Les « socialites » adoraient le flamboyant Truman Capote parce qu’il les écoutait et leur accordait plus d’attention que leurs propres conjoints fortunés. En retour, Capote, issu d’un milieu pauvre, grimpait dans l’échelle sociale grâce à ces femmes puissantes, gardiennes des clés de la jet-set.

Feud : Capote vs. The Swans, que réalise le cinéaste Gus Van Sant, se déroule dans un univers doré de dîners à Palm Beach, de fêtes somptueuses au Plaza, de parties de polo dans les Hamptons et de bals de débutantes.

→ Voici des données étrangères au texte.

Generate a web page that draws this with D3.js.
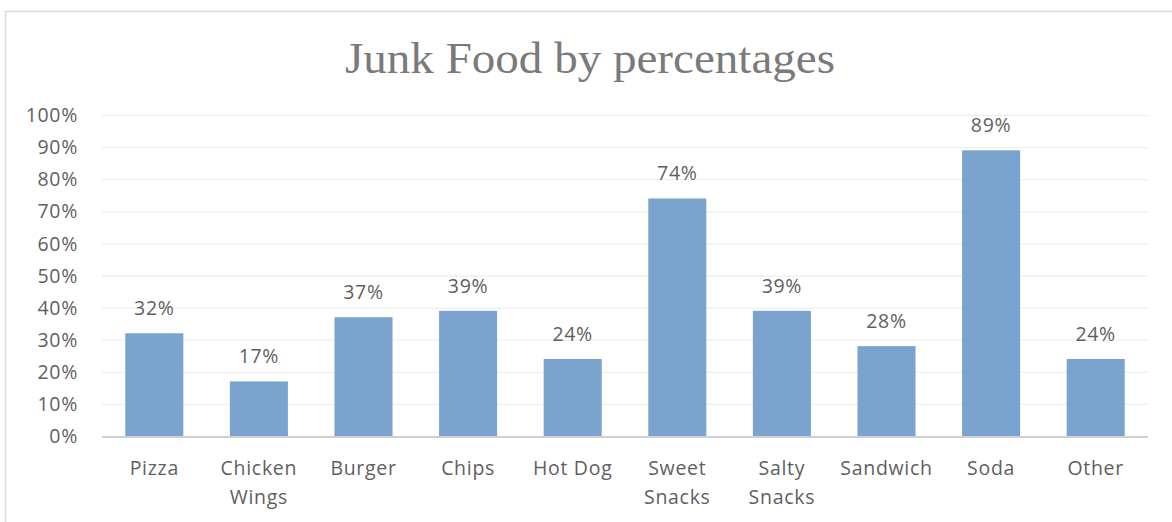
<!DOCTYPE html>
<html>
<head>
<meta charset="utf-8">
<script src="https://cdn.jsdelivr.net/npm/d3@7"></script>
<style>
  html, body { margin: 0; padding: 0; background: #fff; }
  svg { display: block; }
</style>
</head>
<body>
<svg id="chart" width="1172" height="522"></svg>
<script>
const titleText = "Junk Food by percentages";
const categories = [["Pizza"], ["Chicken", "Wings"], ["Burger"], ["Chips"], ["Hot Dog"], ["Sweet", "Snacks"], ["Salty", "Snacks"], ["Sandwich"], ["Soda"], ["Other"]];
const values = [32, 17, 37, 39, 24, 74, 39, 28, 89, 24];
const yTicks = [0, 10, 20, 30, 40, 50, 60, 70, 80, 90, 100];

const svg = d3.select("#chart");
const W = 1172, H = 522;
const plot = { left: 102, right: 1148, top: 115, bottom: 436 };
const FS = 19.5, LS = 0.7;

// outer border (chart area)
svg.append("path")
  .attr("d", `M5.5,${H} L5.5,11.5 L${W},11.5`)
  .attr("fill", "none").attr("stroke", "#d9d9d9").attr("stroke-width", 1.5);

const keys = categories.map(c => c.join(" "));
const x = d3.scaleBand().domain(keys).range([plot.left, plot.right]).paddingInner(0.445).paddingOuter(0.2225);
const y = d3.scaleLinear().domain([0, 100]).range([plot.bottom, plot.top]);

// title
svg.append("text")
  .attr("x", 590).attr("y", 73)
  .attr("text-anchor", "middle")
  .attr("font-family", "'Liberation Serif', serif")
  .attr("font-size", 45)
  .attr("fill", "#7a7a7a")
  .attr("textLength", 490).attr("lengthAdjust", "spacingAndGlyphs")
  .text(titleText);

// gridlines
const yAxis = d3.axisLeft(y).tickValues(yTicks).tickSize(-(plot.right - plot.left)).tickFormat(d => d + "%").tickPadding(24);
const gy = svg.append("g").attr("transform", `translate(${plot.left},0)`).call(yAxis);
gy.select(".domain").remove();
gy.selectAll(".tick line").attr("stroke", "#efefef").attr("stroke-width", 1.3);
gy.selectAll(".tick text")
  .attr("font-family", "'Open Sans', sans-serif")
  .attr("font-size", FS)
  .attr("fill", "#5f5f5f")
  .attr("letter-spacing", LS)
  .attr("x", 78 - plot.left)
  .attr("dy", "0.34em");

// bars
svg.append("g").selectAll("rect").data(values).join("rect")
  .attr("x", (d, i) => x(keys[i]))
  .attr("y", d => y(d))
  .attr("width", x.bandwidth())
  .attr("height", d => y(0) - y(d))
  .attr("fill", "#7ba3d0");

// baseline
svg.append("line")
  .attr("x1", plot.left).attr("x2", plot.right)
  .attr("y1", plot.bottom + 1).attr("y2", plot.bottom + 1)
  .attr("stroke", "#d0d0d0").attr("stroke-width", 2);

// data labels
svg.append("g").selectAll("text").data(values).join("text")
  .attr("x", (d, i) => x(keys[i]) + x.bandwidth() / 2)
  .attr("y", d => y(d) - 18)
  .attr("text-anchor", "middle")
  .attr("font-family", "'Open Sans', sans-serif")
  .attr("font-size", FS)
  .attr("letter-spacing", LS)
  .attr("fill", "#5f5f5f")
  .text(d => d + "%");

// category labels
const cl = svg.append("g").selectAll("text").data(categories).join("text")
  .attr("text-anchor", "middle")
  .attr("font-family", "'Open Sans', sans-serif")
  .attr("font-size", FS)
  .attr("letter-spacing", LS)
  .attr("fill", "#5f5f5f");
cl.each(function(lines, i) {
  const t = d3.select(this);
  lines.forEach((ln, j) => {
    t.append("tspan")
      .attr("x", x(keys[i]) + x.bandwidth() / 2)
      .attr("y", 475 + j * 29)
      .text(ln);
  });
});
</script>
</body>
</html>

Une des rares personnes qui n’ont pas renié Truman Capote après la sortie de son essai ravageur est Joanne Carson (Molly Ringwald), la deuxième femme de l’animateur de talk-show Johnny Carson. Truman Capote mourra d’ailleurs dans la maison de Malibu de Joanne Carson, en août 1984.

Les lois québécoises, qui protègent davantage la vie privée qu’aux États-Unis, compliqueraient la publication d’un roman à clé rédigé dans le style incisif de Capote.

Si un tel livre « choquant » sortait un jour dans nos librairies, c’est clair que j’en serais le premier lecteur, jamais l’auteur. Je tiens à ma table au Leméac, quand même.